In the face of breastfeeding shaming, it can be helpful to remember that the benefits of breastfeeding for your baby are long-term, while the sting of criticism or negative comments is typically momentary and fleeting. So, when you feel discouraged, know you are truly providing the best nutrition possible for your baby.
Find a Response That Represents You
If someone chooses to confront you about your breastfeeding decisions, you have many options for how you can respond. But always choose a response that represents your family and makes you feel comfortable. Looking for some suggestions for responding to negative breastfeeding comments? Try these responses to breastfeeding criticism or shaming.
Give them the facts.
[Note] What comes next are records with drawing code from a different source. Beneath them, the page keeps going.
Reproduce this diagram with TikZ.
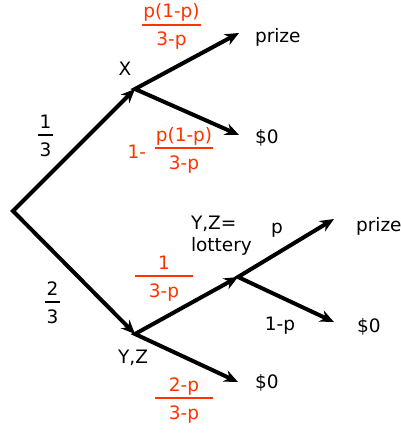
\documentclass[tikz,border=0pt]{standalone}
\usepackage{fontspec}
\setmainfont{DejaVu Sans}
\usepackage{tikz}
\usetikzlibrary{positioning, arrows.meta}
\definecolor{oddsred}{RGB}{255,51,0}
\newcommand{\oddsfrac}[6][black]{%
  \coordinate (#2) at (#3);
  \draw[-,line width=2.8pt,#1] ([xshift=-#4/2]#2) -- ([xshift=#4/2]#2);
  \node[lbl,#1] (#2n) at ([yshift=7pt]#2) {#5};
  \node[lbl,#1] (#2d) at ([yshift=-21pt]#2) {#6};}

\begin{document}
\begin{tikzpicture}[x=1pt,y=-1pt,>={Stealth[length=14pt,width=12pt]},line width=4pt,
    font=\fontsize{18.5}{22.5}\selectfont,
    lbl/.style={anchor=base,inner sep=0pt},
    leaf/.style={anchor=base west,inner sep=0pt}]
    \useasboundingbox (0,0) rectangle (401,436);
    \coordinate (root) at (13,211);
    \coordinate (X) at (135,89);
    \coordinate (YZ) at (135,334);
    \coordinate (L) at (238,277);
    \coordinate (Xprize) at (239,33);
    \coordinate (Xzero) at (239,135);
    \coordinate (Lprize) at (334,219);
    \coordinate (Lzero) at (334,322);
    \coordinate (YZzero) at (238,382);

    \draw[<->] (X) -- (root) -- (YZ);
    \draw[<->] (Xprize) -- (X) -- (Xzero);
    \draw[<->] (L) -- (YZ) -- (YZzero);
    \draw[<->] (Lprize) -- (L) -- (Lzero);

    \node[leaf] (prize1) at (253,42) {prize};
    \node[leaf] (zero1) at (253,143) {\$0};
    \node[leaf] (prize2) at (354,231) {prize};
    \node[leaf] (zero2) at (355,332) {\$0};
    \node[leaf] (zero3) at (253,388) {\$0};

    \node[lbl] (xlbl) at (125,75) {X};
    \node[lbl] (yzlbl) at (133,363) {Y,Z};
    \node[anchor=north west,inner sep=0pt,align=left] (lottery) at (189,214) {Y,Z=\\lottery};
    \node[lbl] (plbl) at (277,233) {p};
    \node[lbl] (qlbl) at (280,330) {1-p};

    \oddsfrac{third}{45.5,135}{15pt}{1}{3}
    \oddsfrac{twothirds}{52.5,302}{15pt}{2}{3}
    \oddsfrac[oddsred]{xp}{171.5,25}{59pt}{p(1-p)}{3-p}
    \node[anchor=base east,inner sep=0pt,oddsred] (one) at (148,158) {1-};
    \oddsfrac[oddsred]{xz}{184,148}{58pt}{p(1-p)}{3-p}
    \oddsfrac[oddsred]{yzl}{164,276}{58pt}{1}{3-p}
    \oddsfrac[oddsred]{yzz}{184,398}{58pt}{2-p}{3-p}
\end{tikzpicture}
\end{document}
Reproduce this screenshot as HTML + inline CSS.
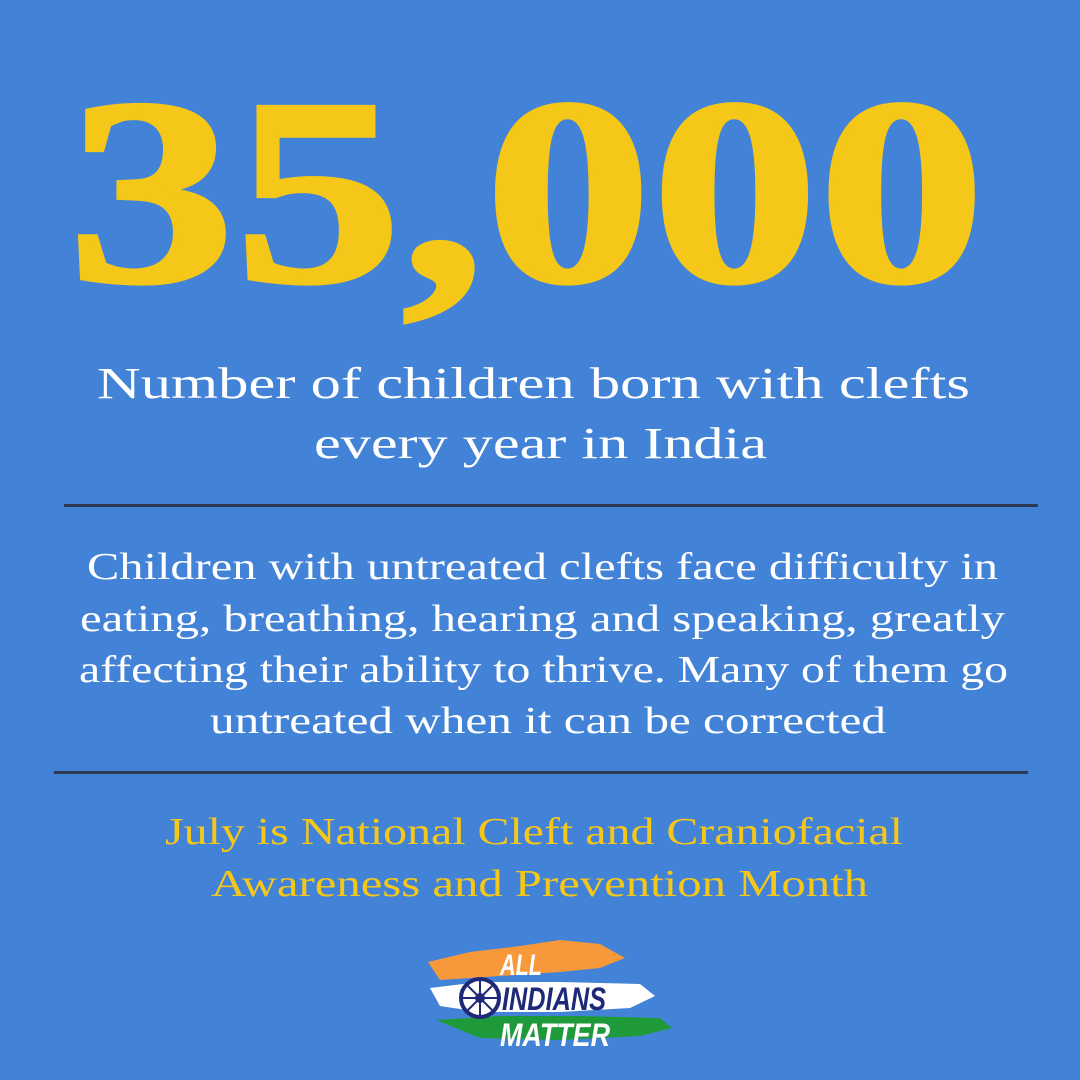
<!DOCTYPE html>
<html><head><meta charset="utf-8"><style>
html,body{margin:0;padding:0;background:#4383d7;}
svg{display:block}
</style></head><body>
<svg width="1080" height="1080" viewBox="0 0 1080 1080" xmlns="http://www.w3.org/2000/svg">
<rect width="1080" height="1080" fill="#4383d7"/>
<text x="68" y="281" font-family="Liberation Serif, serif" font-weight="bold" font-size="266" fill="#f5c718" stroke="#f5c718" stroke-width="4" textLength="917" lengthAdjust="spacingAndGlyphs">35,000</text>
<g font-family="Liberation Serif, serif" fill="#ffffff" font-size="44">
<text x="97" y="398" textLength="873" lengthAdjust="spacingAndGlyphs">Number of children born with clefts</text>
<text x="314" y="458" textLength="453" lengthAdjust="spacingAndGlyphs">every year in India</text>
</g>
<rect x="64" y="504" width="974" height="3" fill="#2e3a55"/>
<g font-family="Liberation Serif, serif" fill="#ffffff" font-size="38">
<text x="87" y="579" textLength="911" lengthAdjust="spacingAndGlyphs">Children with untreated clefts face difficulty in</text>
<text x="80" y="631" textLength="925" lengthAdjust="spacingAndGlyphs">eating, breathing, hearing and speaking, greatly</text>
<text x="79" y="682" textLength="929" lengthAdjust="spacingAndGlyphs">affecting their ability to thrive. Many of them go</text>
<text x="210" y="733" textLength="676" lengthAdjust="spacingAndGlyphs">untreated when it can be corrected</text>
</g>
<rect x="54" y="771" width="974" height="3" fill="#2e3a55"/>
<g font-family="Liberation Serif, serif" fill="#f5c718" font-size="38">
<text x="165" y="844" textLength="738" lengthAdjust="spacingAndGlyphs">July is National Cleft and Craniofacial</text>
<text x="211" y="896" textLength="657" lengthAdjust="spacingAndGlyphs">Awareness and Prevention Month</text>
</g>
<g>
<path d="M428 962 L470 952 L520 946 L560 940 L600 944 L625 958 L600 968 L560 972 L500 976 L440 980 Z" fill="#f7993a"/>
<path d="M430 988 L480 982 L560 982 L640 984 L655 996 L630 1008 L560 1012 L480 1012 L440 1006 Z" fill="#ffffff"/>
<path d="M436 1020 L500 1016 L580 1016 L660 1018 L672 1028 L640 1036 L560 1040 L480 1038 Z" fill="#1f9a3a"/>
<circle cx="480" cy="998" r="19" fill="#fff" stroke="#1e2a78" stroke-width="4"/>
<circle cx="480" cy="998" r="5" fill="#1e2a78"/>
<g stroke="#1e2a78" stroke-width="2">
<line x1="480" y1="981" x2="480" y2="1015"/><line x1="463" y1="998" x2="497" y2="998"/>
<line x1="468" y1="986" x2="492" y2="1010"/><line x1="492" y1="986" x2="468" y2="1010"/>
</g>
<g font-family="Liberation Sans, sans-serif" font-weight="bold" font-style="italic">
<text x="500" y="975" font-size="30" fill="#fff" textLength="42" lengthAdjust="spacingAndGlyphs">ALL</text>
<text x="502" y="1010" font-size="32" fill="#1e2a78" textLength="104" lengthAdjust="spacingAndGlyphs">INDIANS</text>
<text x="500" y="1046" font-size="32" fill="#fff" textLength="110" lengthAdjust="spacingAndGlyphs">MATTER</text>
</g>
</g>
</svg>
</body></html>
Some people are unaware of the health benefits of breastfeeding and could be open to learning more. Calmly explaining that you are doing what is proven to be best for your baby may help deter criticism or negative comments. So, throw out your favorite benefit of breastfeeding the next time you face a challenge.
Ignore them. You know what works best for your family, so don’t feel like you have to justify it to others. If you don’t feel comfortable responding, don’t.
Talk about the demands of breastfeeding. Breastfeeding is a serious time commitment. There are going to be times when you’re away from home and your baby needs to nurse. So, try telling critics how often you have to breastfeed. Or, let them know that lactation consultants recommend breastfeeding 8 to 12 times in a 24-hour period. That’s a long time to stay at home, especially when occasional errands need to be done. Whether you need to grab diapers, wipes, and a few snacks at the grocery store or you have to run inside the bank for something, you shouldn't be expected to stay at home for the duration of your breastfeeding journey! Communicating the demands of breastfeeding to critics can help eliminate barriers to breastfeeding in public or the workplace.
Seek Support for Breastfeeding
Finding reliable breastfeeding support is the key to success. Surround yourself with people who support your breastfeeding goals and desires. They’ll not only be a great resource when times get tough but they can also help you manage breastfeeding criticism from others. Bounce response ideas off them, or just reach out to them when you’re frustrated with negative opinions. If you’re looking for a more extensive support system, consider joining a breastfeeding support group. Talk about a group of caring people!